# [THE PROBLEM]
The line containing "markersize=ms, markeredgewidth=mew, clip_on=False)" marks the end: extract everything from the first line of the data through that line, exactly, with no pictures.

— BEGIN SUPPLIED INFORMATION —

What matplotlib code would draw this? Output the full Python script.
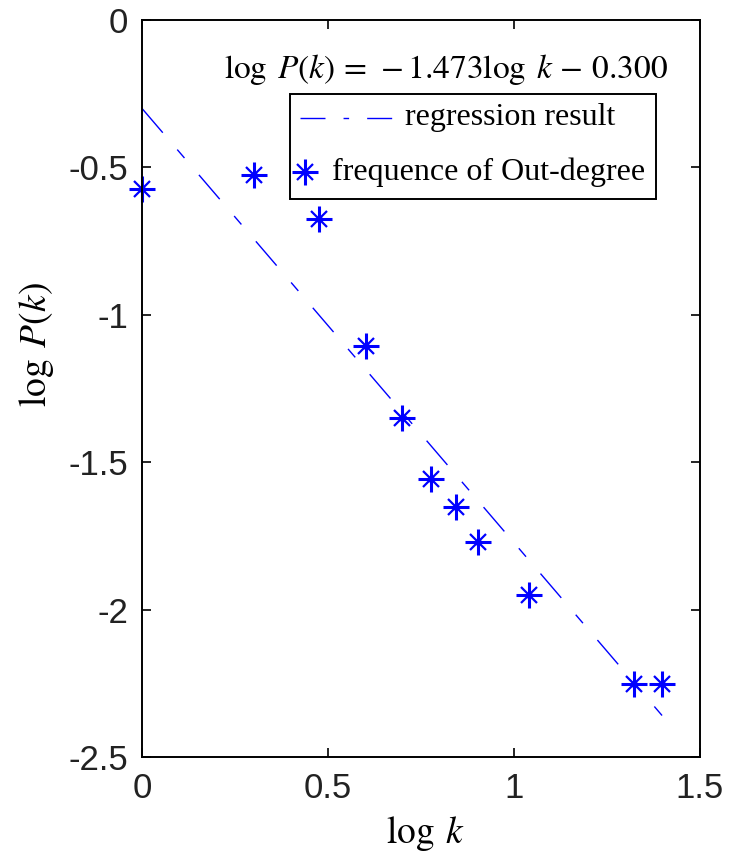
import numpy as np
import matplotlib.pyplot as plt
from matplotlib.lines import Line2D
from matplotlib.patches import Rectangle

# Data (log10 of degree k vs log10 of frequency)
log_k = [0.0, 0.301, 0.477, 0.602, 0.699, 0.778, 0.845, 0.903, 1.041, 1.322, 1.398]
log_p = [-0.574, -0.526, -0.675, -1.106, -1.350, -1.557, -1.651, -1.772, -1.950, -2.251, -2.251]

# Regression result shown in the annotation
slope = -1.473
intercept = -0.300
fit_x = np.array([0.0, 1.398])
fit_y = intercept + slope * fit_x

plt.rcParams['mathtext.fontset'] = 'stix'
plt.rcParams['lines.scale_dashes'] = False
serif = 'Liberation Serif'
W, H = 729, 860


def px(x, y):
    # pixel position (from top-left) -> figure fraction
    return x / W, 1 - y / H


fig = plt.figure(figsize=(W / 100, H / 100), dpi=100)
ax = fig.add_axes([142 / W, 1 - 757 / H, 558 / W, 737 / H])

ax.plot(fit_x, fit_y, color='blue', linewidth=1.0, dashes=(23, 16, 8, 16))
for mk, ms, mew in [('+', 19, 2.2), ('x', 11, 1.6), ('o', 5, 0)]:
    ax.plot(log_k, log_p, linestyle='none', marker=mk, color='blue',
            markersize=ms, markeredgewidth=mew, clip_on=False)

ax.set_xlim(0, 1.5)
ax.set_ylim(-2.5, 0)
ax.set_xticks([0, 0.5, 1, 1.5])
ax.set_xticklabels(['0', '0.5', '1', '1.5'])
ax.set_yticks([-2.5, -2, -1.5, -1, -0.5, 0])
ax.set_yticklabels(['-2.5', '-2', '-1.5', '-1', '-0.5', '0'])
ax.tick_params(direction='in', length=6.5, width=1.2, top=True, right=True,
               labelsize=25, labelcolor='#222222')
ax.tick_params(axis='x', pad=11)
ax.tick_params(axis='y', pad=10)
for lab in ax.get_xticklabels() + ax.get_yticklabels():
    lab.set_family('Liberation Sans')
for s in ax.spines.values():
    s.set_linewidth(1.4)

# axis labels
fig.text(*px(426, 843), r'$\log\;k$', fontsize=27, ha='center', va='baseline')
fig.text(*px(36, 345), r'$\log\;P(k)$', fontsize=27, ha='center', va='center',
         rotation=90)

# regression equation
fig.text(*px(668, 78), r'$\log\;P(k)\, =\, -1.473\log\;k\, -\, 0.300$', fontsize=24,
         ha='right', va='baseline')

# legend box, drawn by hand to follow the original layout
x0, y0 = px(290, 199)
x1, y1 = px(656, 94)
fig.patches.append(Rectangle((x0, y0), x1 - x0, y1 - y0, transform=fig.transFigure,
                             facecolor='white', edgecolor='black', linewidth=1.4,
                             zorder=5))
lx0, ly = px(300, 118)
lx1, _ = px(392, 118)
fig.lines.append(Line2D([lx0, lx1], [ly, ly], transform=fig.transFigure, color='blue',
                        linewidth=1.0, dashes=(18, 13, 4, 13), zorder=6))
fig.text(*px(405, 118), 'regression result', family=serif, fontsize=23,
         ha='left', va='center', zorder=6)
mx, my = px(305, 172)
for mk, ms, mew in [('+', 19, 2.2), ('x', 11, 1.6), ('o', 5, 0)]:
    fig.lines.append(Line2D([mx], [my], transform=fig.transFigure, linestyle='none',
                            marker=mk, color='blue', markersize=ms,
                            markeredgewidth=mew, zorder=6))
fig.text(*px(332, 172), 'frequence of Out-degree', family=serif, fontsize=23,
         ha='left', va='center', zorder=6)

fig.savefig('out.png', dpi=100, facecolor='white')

— END SUPPLIED INFORMATION —

# [ANSWER IN FULL]
What matplotlib code would draw this? Output the full Python script.
import numpy as np
import matplotlib.pyplot as plt
from matplotlib.lines import Line2D
from matplotlib.patches import Rectangle

# Data (log10 of degree k vs log10 of frequency)
log_k = [0.0, 0.301, 0.477, 0.602, 0.699, 0.778, 0.845, 0.903, 1.041, 1.322, 1.398]
log_p = [-0.574, -0.526, -0.675, -1.106, -1.350, -1.557, -1.651, -1.772, -1.950, -2.251, -2.251]

# Regression result shown in the annotation
slope = -1.473
intercept = -0.300
fit_x = np.array([0.0, 1.398])
fit_y = intercept + slope * fit_x

plt.rcParams['mathtext.fontset'] = 'stix'
plt.rcParams['lines.scale_dashes'] = False
serif = 'Liberation Serif'
W, H = 729, 860


def px(x, y):
    # pixel position (from top-left) -> figure fraction
    return x / W, 1 - y / H


fig = plt.figure(figsize=(W / 100, H / 100), dpi=100)
ax = fig.add_axes([142 / W, 1 - 757 / H, 558 / W, 737 / H])

ax.plot(fit_x, fit_y, color='blue', linewidth=1.0, dashes=(23, 16, 8, 16))
for mk, ms, mew in [('+', 19, 2.2), ('x', 11, 1.6), ('o', 5, 0)]:
    ax.plot(log_k, log_p, linestyle='none', marker=mk, color='blue',
            markersize=ms, markeredgewidth=mew, clip_on=False)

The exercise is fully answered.